I have a 3 node ZK cluster (A, B, C). On one of the the nodes (node A), I
have a ZK client running that connects to the local server and creates an
ephemeral znode to indicate clients on other nodes that it is online.
I have test script that reboots the zookeeper server as well as client on A.
The test does a getstat on the ephemeral znode created by the client on A. I
am seeing that the view of znodes on A is different from the other 2 nodes.
I can tell this from the session ID that the client gets after reconnecting
to the local ZK server.
So the test is simple:
- kill zookeeper server and client process
- wait for a few seconds
- do zkCli.sh stat ... > test.out
What I am seeing is that the ephemeral znode with old zxid, time, and
session ID is reappearing on node A. I have attached the output of 3
consecutive getstat requests of the test (see client_getstat.out). Notice
that the third output is the same as the first one. That is, the old
ephemeral znode reappeared at A. However, both B and C are showing the
latest znode with correct time, zxid and session ID (output not attached).

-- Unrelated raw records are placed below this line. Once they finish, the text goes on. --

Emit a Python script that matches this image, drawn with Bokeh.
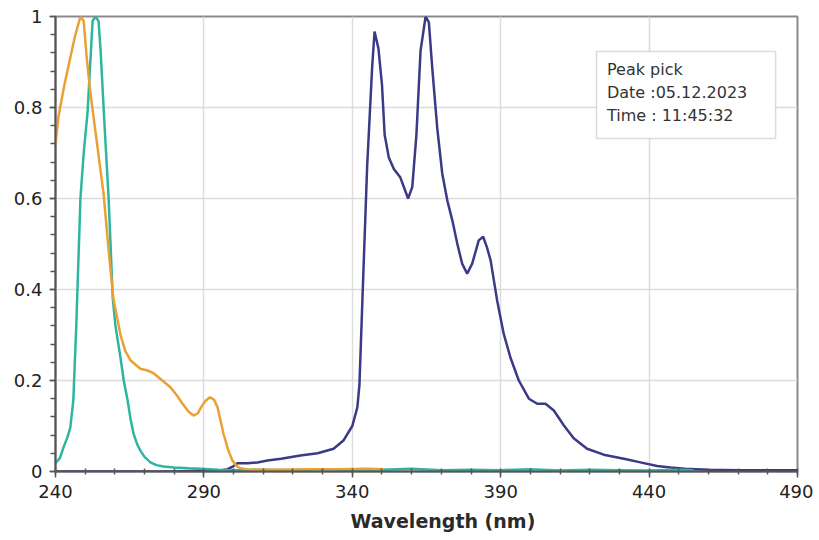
from bokeh.plotting import figure
from bokeh.models import Range1d, FixedTicker, NumeralTickFormatter, BoxAnnotation, Label, Title
from bokeh.embed import file_html
from bokeh.resources import INLINE

# ---- data ----
orange_x = [240, 241, 243, 245, 246.5, 248.4, 249.5, 250.5, 251.8, 254, 256.2, 258, 259.5, 261.9, 263.5,
            265.3, 268.6, 271, 273, 276, 278.7, 280.8, 282.8, 284.8, 286.5, 288, 289, 290.5, 292, 293.4,
            294.6, 296.6, 298.3, 299.6, 301, 302.3, 305, 315, 325, 335, 345, 350.5]
orange_y = [0.72, 0.78, 0.85, 0.91, 0.955, 1.0, 0.99, 0.91, 0.83, 0.72, 0.61, 0.48, 0.38, 0.30, 0.265,
            0.244, 0.226, 0.222, 0.216, 0.20, 0.185, 0.168, 0.149, 0.132, 0.123, 0.128, 0.141, 0.155, 0.163, 0.158,
            0.141, 0.083, 0.045, 0.024, 0.012, 0.007, 0.004, 0.004, 0.005, 0.005, 0.006, 0.005]

teal_x = [240, 241.5, 242.7, 244, 245, 246, 247, 248.4, 249.5, 250.8, 252.5, 253.5, 254.5, 255.2, 256.2,
          257, 257.9, 258.6, 259.3, 260.2, 261.9, 263, 264.3, 265.3, 266.3, 267.5, 268.6, 270, 272, 274,
          276.4, 280, 285, 289, 295, 300, 310, 320, 330, 340, 350, 360, 370, 380, 390, 400, 410, 420, 430,
          440, 450, 455]
teal_y = [0.018, 0.03, 0.053, 0.075, 0.097, 0.156, 0.32, 0.6, 0.7, 0.79, 0.99, 1.0, 0.99, 0.925, 0.8,
          0.705, 0.6, 0.49, 0.38, 0.32, 0.25, 0.2, 0.156, 0.115, 0.083, 0.06, 0.046, 0.032, 0.02, 0.014,
          0.011, 0.009, 0.007, 0.006, 0.004, 0.003, 0.004, 0.003, 0.005, 0.003, 0.004, 0.006, 0.003, 0.004,
          0.003, 0.005, 0.002, 0.004, 0.003, 0.002, 0.004, 0.003]

purple_x = [240, 250, 260, 270, 280, 290, 296, 298, 300, 301.3, 304.7, 308, 311.4, 316, 322.5, 328.3,
            333.7, 337, 340, 341.7, 342.4, 343.4, 345, 346.7, 347.5, 348.8, 350, 350.9, 352.3, 354, 356.2,
            358.8, 360.2, 361.6, 363, 364.7, 365.8, 366.9, 368.6, 370.3, 372, 373.7, 375.4, 377, 378.7,
            380.4, 382.6, 384.1, 385.4, 386.6, 388.8, 391, 393.3, 396.1, 399.5, 402.3, 405.1, 407.9, 411.3,
            414.6, 419.1, 424.7, 431.5, 437.1, 442.7, 447.2, 452, 460, 470, 480, 490]
purple_y = [0, 0, 0, 0, 0, 0.002, 0.003, 0.005, 0.012, 0.018, 0.018, 0.02, 0.024, 0.028, 0.035, 0.04,
            0.05, 0.068, 0.1, 0.141, 0.19, 0.376, 0.67, 0.89, 0.967, 0.93, 0.85, 0.74, 0.69, 0.665, 0.646,
            0.60, 0.625, 0.74, 0.925, 1.0, 0.987, 0.89, 0.756, 0.655, 0.596, 0.552, 0.50, 0.457, 0.435,
            0.457, 0.508, 0.516, 0.492, 0.464, 0.376, 0.303, 0.25, 0.20, 0.16, 0.149, 0.149, 0.134, 0.101,
            0.073, 0.05, 0.037, 0.028, 0.02, 0.012, 0.009, 0.006, 0.004, 0.003, 0.003, 0.003]

x_ticks = [240, 290, 340, 390, 440, 490]
y_ticks = [0, 0.2, 0.4, 0.6, 0.8, 1]
x_label = "Wavelength (nm)"
note_lines = ["Peak pick", "Date :05.12.2023", "Time : 11:45:32"]

FONT = "DejaVu Sans"

p = figure(width=813, height=538, output_backend="svg", toolbar_location=None,
           x_range=Range1d(x_ticks[0], x_ticks[-1]), y_range=Range1d(y_ticks[0], y_ticks[-1]),
           min_border_left=55, min_border_right=16, min_border_top=16, min_border_bottom=67)
p.background_fill_color = "white"
p.border_fill_color = "white"
p.outline_line_color = "#8a8a8a"
p.outline_line_width = 2

x_minor = [x_ticks[0] + 10 * i for i in range(int((x_ticks[-1] - x_ticks[0]) / 10) + 1)]
y_minor = [round(0.04 * i, 2) for i in range(26)]
p.xaxis.ticker = FixedTicker(ticks=x_ticks, minor_ticks=x_minor)
p.yaxis.ticker = FixedTicker(ticks=y_ticks, minor_ticks=y_minor)
p.yaxis.formatter = NumeralTickFormatter(format="0.[0]")

for ax in (p.xaxis[0], p.yaxis[0]):
    ax.axis_line_color = "#555555"
    ax.axis_line_width = 2
    ax.major_tick_line_color = "#555555"
    ax.minor_tick_line_color = "#555555"
    ax.major_tick_line_width = 1.5
    ax.minor_tick_line_width = 1.5
    ax.major_label_text_font = FONT
    ax.major_label_text_font_size = "18px"
    ax.major_label_text_color = "#222222"

p.xaxis.major_tick_in = 0
p.xaxis.major_tick_out = 6
p.xaxis.minor_tick_in = 3
p.xaxis.minor_tick_out = 3
p.xaxis.major_label_standoff = 7
p.yaxis.major_tick_in = 0
p.yaxis.major_tick_out = 6
p.yaxis.minor_tick_in = 0
p.yaxis.minor_tick_out = 5
p.yaxis.major_label_standoff = 7

p.xgrid.grid_line_color = "#dcdcdc"
p.ygrid.grid_line_color = "#dcdcdc"
p.xgrid.grid_line_width = 1.5
p.ygrid.grid_line_width = 1.5

p.add_layout(Title(text=x_label, align="left", offset=295, text_font=FONT,
                   text_font_size="19px", text_font_style="bold", text_color="#2a2a2a",
                   standoff=14), "below")

p.line(purple_x, purple_y, line_color="#3b3a86", line_width=2.5)
p.line(teal_x, teal_y, line_color="#2db5a0", line_width=2.5)
p.line(orange_x, orange_y, line_color="#e9a035", line_width=2.5)

# note box
p.add_layout(BoxAnnotation(left=422.3, right=482.6, bottom=0.732, top=0.923,
                           fill_color="white", fill_alpha=1, line_color="#8a8a8a", line_width=1.5))
for i, t in enumerate(note_lines):
    p.add_layout(Label(x=425.8, y=0.884 - i * 0.0505, text=t, text_font=FONT, text_font_size="16px",
                       text_baseline="middle", text_color="#333333"))

open("out.html", "w").write(file_html(p, INLINE))
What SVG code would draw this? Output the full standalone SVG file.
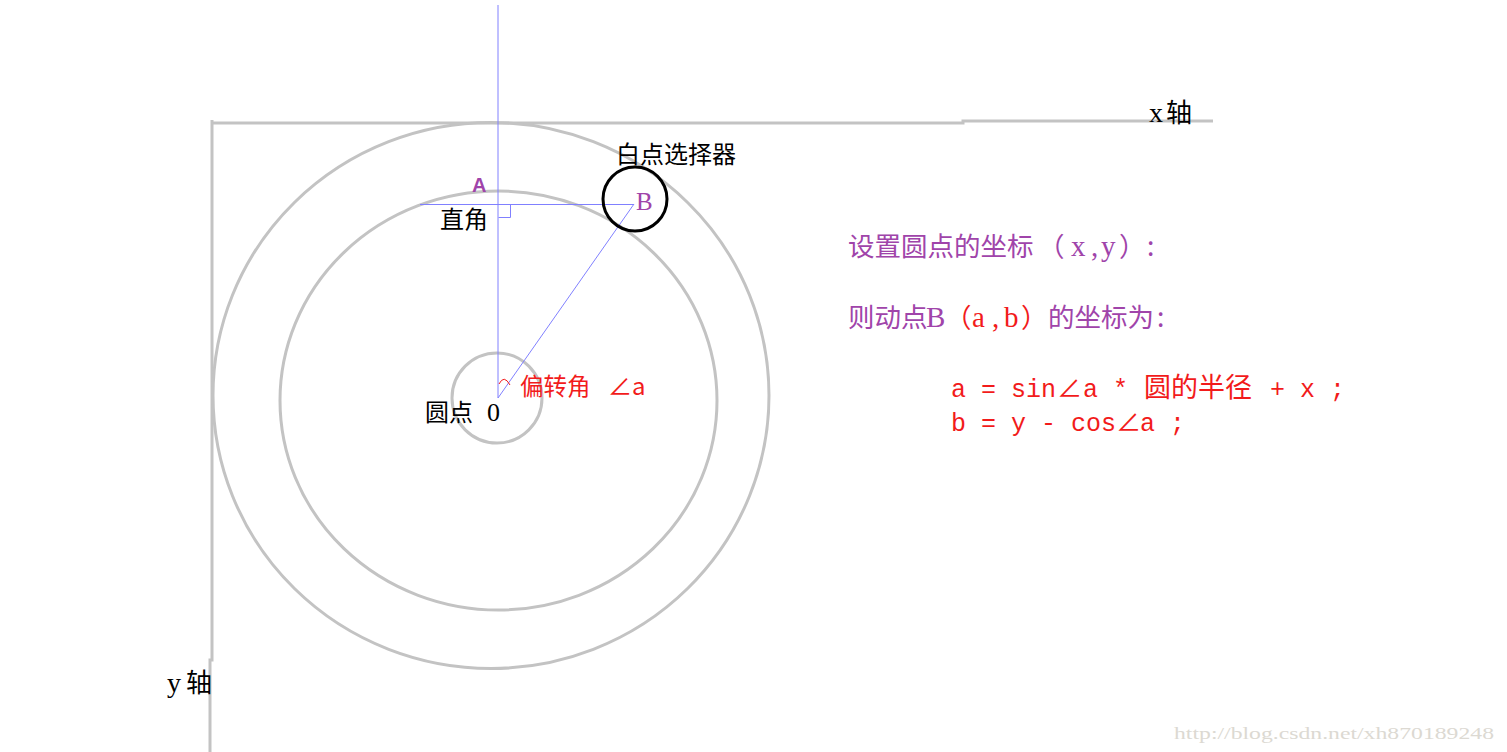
<svg xmlns="http://www.w3.org/2000/svg" width="1507" height="752" viewBox="0 0 1507 752">
<style>
.g{fill:none;stroke:#c3c3c3;stroke-width:3}
.bl{fill:none;stroke:#8080ff;stroke-width:1}
.cjk{font-family:"Noto Sans CJK SC","Liberation Serif",serif}
.ser{font-family:"Liberation Serif",serif}
.k{fill:#000}
.p{fill:#a044aa}
.r{fill:#f21b1b}
.mono{font-family:"Liberation Mono","Noto Sans CJK SC",monospace;fill:#f21b1b;font-size:25px}
</style>
<rect width="1507" height="752" fill="#fff"/>
<g id="axes">
<polyline class="g" points="211,123 963,123 963,121 1213,121"/>
<polyline class="g" points="212,120 212,660 210,660 210,752"/>
</g>
<g id="circles">
<ellipse class="g" cx="491" cy="395.5" rx="278" ry="273"/>
<ellipse class="g" cx="498.5" cy="400.5" rx="218.5" ry="209.5"/>
<circle class="g" cx="497" cy="398" r="45"/>
</g>
<g id="connectors">
<line class="bl" x1="498" y1="5" x2="498" y2="398"/>
<line class="bl" x1="420" y1="204.5" x2="634" y2="204.5"/>
<line class="bl" x1="498" y1="398" x2="634" y2="204"/>
<polyline class="bl" points="498.5,217.5 510.5,217.5 510.5,204.5"/>
<path d="M499,384 Q504,374 510,385" fill="none" stroke="#f21b1b" stroke-width="1"/>
</g>
<g id="selector">
<circle cx="635" cy="199" r="32" fill="none" stroke="#000" stroke-width="3"/>
<text class="cjk k" x="616" y="163" font-size="24">白点选择器</text>
</g>
<g id="pointA"><text x="472" y="192" font-family="Liberation Sans,sans-serif" font-size="20" font-weight="bold" class="p">A</text></g>
<g id="pointB"><text x="636" y="210" class="ser p" font-size="25">B</text></g>
<g id="rightangle"><text class="cjk k" x="440" y="228" font-size="24">直角</text></g>
<g id="origin"><text class="cjk k" x="425" y="421" font-size="24">圆点</text><text x="487" y="421" class="ser k" font-size="26">0</text></g>
<g id="angle"><text class="cjk r" x="520" y="395" font-size="23.5">偏转角</text><text class="cjk r" x="608" y="395" font-size="24">∠a</text></g>
<g id="xaxis"><text x="1149" y="122" class="ser k" font-size="28">x</text><text class="cjk k" x="1166" y="122" font-size="26">轴</text></g>
<g id="yaxis"><text x="167" y="692" class="ser k" font-size="28">y</text><text class="cjk k" x="186" y="692" font-size="26">轴</text></g>
<g id="formula">
<text class="cjk p" x="848" y="256" font-size="26.5">设置圆点的坐标<tspan x="1038">（</tspan><tspan x="1071" class="ser" font-size="29">x</tspan><tspan x="1091" class="ser" font-size="29">,</tspan><tspan x="1101" class="ser" font-size="29">y</tspan><tspan x="1119">）</tspan><tspan x="1147">:</tspan></text>
<text class="cjk p" x="848" y="327" font-size="26.5">则动点<tspan x="926" class="ser" font-size="29">B</tspan><tspan x="945" class="r">（</tspan><tspan x="972" class="r ser" font-size="29">a</tspan><tspan x="992" class="r ser" font-size="29">,</tspan><tspan x="1004" class="r ser" font-size="29">b</tspan><tspan x="1021" class="r">）</tspan><tspan x="1048">的坐标为</tspan><tspan x="1157">:</tspan></text>
<text class="mono" y="397"><tspan x="951">a = sin</tspan><tspan x="1057">∠</tspan><tspan x="1083">a * </tspan><tspan x="1144" font-family="Noto Sans CJK SC,sans-serif" font-size="27">圆的半径</tspan><tspan x="1270">+ x ;</tspan></text>
<text class="mono" y="431"><tspan x="951">b = y - cos</tspan><tspan x="1116">∠</tspan><tspan x="1140">a ;</tspan></text>
</g>
<g id="watermark"><text x="1174" y="739" class="ser" font-size="17" fill="#dcd9d2" textLength="320" lengthAdjust="spacingAndGlyphs">http://blog.csdn.net/xh870189248</text></g>
</svg>
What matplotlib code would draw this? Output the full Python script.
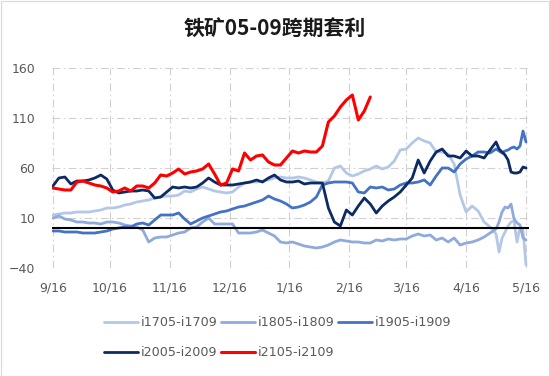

After this point, all following getstat requests on A are showing the old
znode. Whereas, B and C show the correct znode every time the client on A
comes online. This is something very perplexing. Earlier I thought this was
a bug in my client implementation. But the test shows that the ZK server on
A after reboot is out of sync with rest of the servers.
The stat command to each server shows that the servers are in sync as far as
zxid's are concerned (see stat.out). So there is something wrong with A's
local database that is causing this problem.
Has anyone seen this before? I will be doing more debugging in the next few
days. Comments/suggestions for further debugging are welcomed.